## Start

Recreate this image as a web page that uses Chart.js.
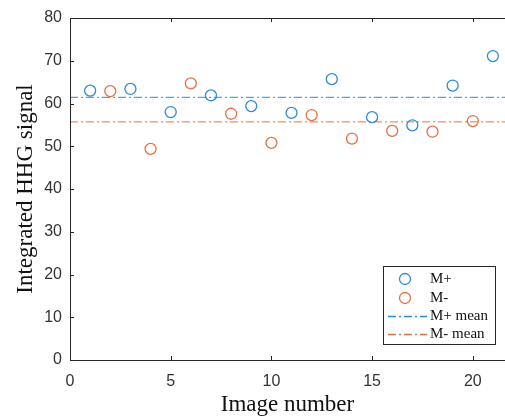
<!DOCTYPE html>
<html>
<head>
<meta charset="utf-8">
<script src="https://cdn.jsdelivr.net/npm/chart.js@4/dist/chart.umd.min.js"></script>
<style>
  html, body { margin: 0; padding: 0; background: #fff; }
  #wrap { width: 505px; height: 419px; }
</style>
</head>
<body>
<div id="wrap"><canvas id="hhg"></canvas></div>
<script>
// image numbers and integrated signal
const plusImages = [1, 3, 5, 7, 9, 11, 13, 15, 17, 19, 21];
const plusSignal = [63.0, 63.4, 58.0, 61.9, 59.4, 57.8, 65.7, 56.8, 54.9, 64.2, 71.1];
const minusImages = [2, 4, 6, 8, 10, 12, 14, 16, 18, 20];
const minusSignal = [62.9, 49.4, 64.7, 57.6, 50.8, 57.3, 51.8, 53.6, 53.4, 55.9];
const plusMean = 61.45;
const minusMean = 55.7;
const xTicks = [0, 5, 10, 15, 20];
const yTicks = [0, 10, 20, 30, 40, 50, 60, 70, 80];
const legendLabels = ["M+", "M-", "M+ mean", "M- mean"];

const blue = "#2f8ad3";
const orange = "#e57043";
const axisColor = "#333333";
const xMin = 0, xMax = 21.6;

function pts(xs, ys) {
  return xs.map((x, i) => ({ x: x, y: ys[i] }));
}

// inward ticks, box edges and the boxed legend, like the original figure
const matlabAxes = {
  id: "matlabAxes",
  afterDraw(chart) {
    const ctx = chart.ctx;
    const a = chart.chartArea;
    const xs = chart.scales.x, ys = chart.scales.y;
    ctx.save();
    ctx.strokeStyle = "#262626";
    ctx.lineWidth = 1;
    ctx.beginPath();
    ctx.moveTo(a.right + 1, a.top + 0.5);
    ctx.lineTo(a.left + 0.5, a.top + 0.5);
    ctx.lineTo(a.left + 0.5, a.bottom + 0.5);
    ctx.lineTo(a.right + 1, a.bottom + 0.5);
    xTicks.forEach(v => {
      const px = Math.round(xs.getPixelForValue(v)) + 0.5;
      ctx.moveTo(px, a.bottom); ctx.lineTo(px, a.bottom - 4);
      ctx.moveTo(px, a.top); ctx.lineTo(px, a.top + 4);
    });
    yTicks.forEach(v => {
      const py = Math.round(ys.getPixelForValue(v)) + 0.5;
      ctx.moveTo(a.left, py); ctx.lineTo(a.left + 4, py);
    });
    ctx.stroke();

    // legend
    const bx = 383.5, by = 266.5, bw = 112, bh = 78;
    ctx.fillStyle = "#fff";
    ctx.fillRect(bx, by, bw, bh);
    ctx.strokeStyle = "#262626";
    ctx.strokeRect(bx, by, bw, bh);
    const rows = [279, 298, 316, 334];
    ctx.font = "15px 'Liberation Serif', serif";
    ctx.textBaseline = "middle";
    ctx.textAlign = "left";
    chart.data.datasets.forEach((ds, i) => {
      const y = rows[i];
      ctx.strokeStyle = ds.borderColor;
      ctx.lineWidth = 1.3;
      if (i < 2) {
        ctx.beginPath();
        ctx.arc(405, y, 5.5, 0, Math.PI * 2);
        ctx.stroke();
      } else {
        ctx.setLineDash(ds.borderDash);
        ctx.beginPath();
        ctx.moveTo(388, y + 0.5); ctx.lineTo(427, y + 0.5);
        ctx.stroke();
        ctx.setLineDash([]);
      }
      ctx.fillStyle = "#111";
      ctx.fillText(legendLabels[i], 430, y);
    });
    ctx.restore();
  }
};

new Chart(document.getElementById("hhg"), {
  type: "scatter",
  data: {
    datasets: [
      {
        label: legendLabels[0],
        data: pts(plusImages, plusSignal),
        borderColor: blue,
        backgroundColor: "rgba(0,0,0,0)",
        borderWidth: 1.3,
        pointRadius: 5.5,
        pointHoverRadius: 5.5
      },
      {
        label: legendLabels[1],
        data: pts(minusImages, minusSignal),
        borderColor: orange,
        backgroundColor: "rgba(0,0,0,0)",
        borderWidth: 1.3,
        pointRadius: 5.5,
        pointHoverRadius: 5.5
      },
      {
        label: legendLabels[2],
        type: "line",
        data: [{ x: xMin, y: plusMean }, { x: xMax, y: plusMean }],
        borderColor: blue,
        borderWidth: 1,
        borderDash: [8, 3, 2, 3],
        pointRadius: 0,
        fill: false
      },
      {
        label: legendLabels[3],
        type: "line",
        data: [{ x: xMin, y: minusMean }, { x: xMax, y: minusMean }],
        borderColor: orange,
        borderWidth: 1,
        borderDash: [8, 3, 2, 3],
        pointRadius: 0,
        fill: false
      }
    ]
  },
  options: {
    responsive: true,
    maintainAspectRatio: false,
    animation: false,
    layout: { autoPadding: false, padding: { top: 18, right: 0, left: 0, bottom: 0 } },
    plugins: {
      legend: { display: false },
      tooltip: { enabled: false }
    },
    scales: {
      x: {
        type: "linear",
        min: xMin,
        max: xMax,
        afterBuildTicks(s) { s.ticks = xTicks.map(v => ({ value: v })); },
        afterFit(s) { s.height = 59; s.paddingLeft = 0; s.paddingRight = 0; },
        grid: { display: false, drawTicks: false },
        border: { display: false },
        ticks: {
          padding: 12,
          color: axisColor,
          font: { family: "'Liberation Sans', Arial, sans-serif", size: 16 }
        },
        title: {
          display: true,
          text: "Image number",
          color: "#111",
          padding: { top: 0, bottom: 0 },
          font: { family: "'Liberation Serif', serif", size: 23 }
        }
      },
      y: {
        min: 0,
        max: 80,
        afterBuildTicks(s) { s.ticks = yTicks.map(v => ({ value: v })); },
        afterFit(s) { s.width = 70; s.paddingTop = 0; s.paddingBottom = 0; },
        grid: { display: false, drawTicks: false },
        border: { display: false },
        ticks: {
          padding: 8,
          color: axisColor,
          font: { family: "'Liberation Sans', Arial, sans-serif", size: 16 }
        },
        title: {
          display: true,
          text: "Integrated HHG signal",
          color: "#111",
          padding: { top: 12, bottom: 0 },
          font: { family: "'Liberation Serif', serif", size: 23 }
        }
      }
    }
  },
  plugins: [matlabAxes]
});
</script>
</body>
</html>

## End
## Start

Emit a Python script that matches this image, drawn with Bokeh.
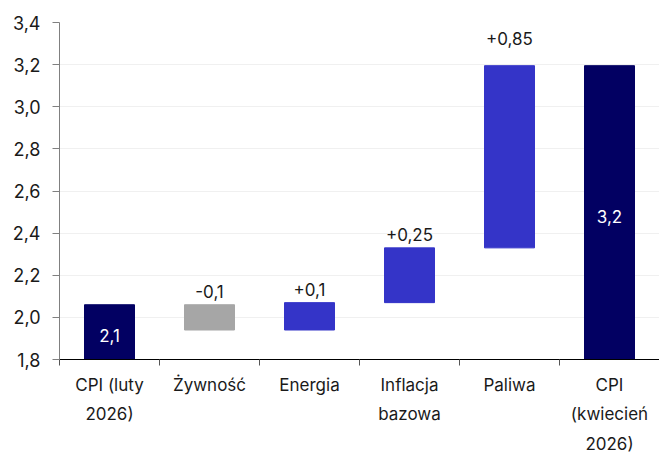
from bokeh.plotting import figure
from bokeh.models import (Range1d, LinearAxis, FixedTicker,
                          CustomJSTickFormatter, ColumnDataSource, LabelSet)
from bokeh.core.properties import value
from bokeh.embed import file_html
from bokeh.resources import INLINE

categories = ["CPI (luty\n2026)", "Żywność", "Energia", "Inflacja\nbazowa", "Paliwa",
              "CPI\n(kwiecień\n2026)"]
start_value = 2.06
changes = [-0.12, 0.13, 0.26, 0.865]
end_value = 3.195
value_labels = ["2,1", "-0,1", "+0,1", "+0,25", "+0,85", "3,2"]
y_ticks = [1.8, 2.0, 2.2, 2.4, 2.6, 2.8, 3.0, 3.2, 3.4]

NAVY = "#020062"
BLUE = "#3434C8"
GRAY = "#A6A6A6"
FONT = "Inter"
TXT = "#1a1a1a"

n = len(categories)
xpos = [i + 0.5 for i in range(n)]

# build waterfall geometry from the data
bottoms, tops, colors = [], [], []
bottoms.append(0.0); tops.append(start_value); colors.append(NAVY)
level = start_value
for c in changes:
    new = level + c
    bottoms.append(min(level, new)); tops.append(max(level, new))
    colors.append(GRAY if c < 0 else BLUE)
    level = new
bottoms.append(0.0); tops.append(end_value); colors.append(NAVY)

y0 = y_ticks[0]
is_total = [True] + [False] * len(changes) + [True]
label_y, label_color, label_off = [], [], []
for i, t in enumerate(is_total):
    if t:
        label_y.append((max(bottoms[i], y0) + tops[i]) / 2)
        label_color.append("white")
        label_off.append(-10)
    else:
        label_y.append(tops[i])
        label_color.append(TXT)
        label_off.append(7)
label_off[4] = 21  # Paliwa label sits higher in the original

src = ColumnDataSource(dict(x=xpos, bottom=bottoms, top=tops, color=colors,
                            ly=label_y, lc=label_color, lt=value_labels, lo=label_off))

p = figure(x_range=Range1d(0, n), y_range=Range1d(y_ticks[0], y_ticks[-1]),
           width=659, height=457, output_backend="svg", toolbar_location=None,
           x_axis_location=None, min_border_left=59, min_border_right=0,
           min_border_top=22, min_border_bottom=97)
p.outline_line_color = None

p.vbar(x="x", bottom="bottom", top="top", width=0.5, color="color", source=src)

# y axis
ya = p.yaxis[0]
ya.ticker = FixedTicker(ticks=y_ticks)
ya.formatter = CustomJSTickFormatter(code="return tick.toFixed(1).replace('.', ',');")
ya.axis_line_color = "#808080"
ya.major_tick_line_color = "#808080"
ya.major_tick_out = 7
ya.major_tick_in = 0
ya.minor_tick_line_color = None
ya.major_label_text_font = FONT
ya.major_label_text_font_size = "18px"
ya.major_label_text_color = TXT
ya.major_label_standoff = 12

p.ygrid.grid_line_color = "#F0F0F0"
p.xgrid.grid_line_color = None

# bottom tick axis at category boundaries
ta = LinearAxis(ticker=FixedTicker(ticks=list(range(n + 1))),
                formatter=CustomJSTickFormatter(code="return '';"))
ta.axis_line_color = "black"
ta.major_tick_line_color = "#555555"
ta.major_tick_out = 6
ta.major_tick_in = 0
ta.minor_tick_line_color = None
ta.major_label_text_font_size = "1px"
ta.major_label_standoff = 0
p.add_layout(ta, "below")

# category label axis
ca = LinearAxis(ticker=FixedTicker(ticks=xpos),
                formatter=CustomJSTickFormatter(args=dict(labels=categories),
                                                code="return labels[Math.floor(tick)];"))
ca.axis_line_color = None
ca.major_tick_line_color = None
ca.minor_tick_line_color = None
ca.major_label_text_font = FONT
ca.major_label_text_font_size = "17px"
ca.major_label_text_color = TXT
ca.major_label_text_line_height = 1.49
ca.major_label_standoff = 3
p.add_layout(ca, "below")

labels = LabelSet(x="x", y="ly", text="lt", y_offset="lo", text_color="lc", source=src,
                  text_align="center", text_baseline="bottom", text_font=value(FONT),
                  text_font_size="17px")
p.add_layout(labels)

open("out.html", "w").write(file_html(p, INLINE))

## End

Task brief - From the listing above, report the number of lines containing the string "script", without any accompanying remarks.

Response below - 4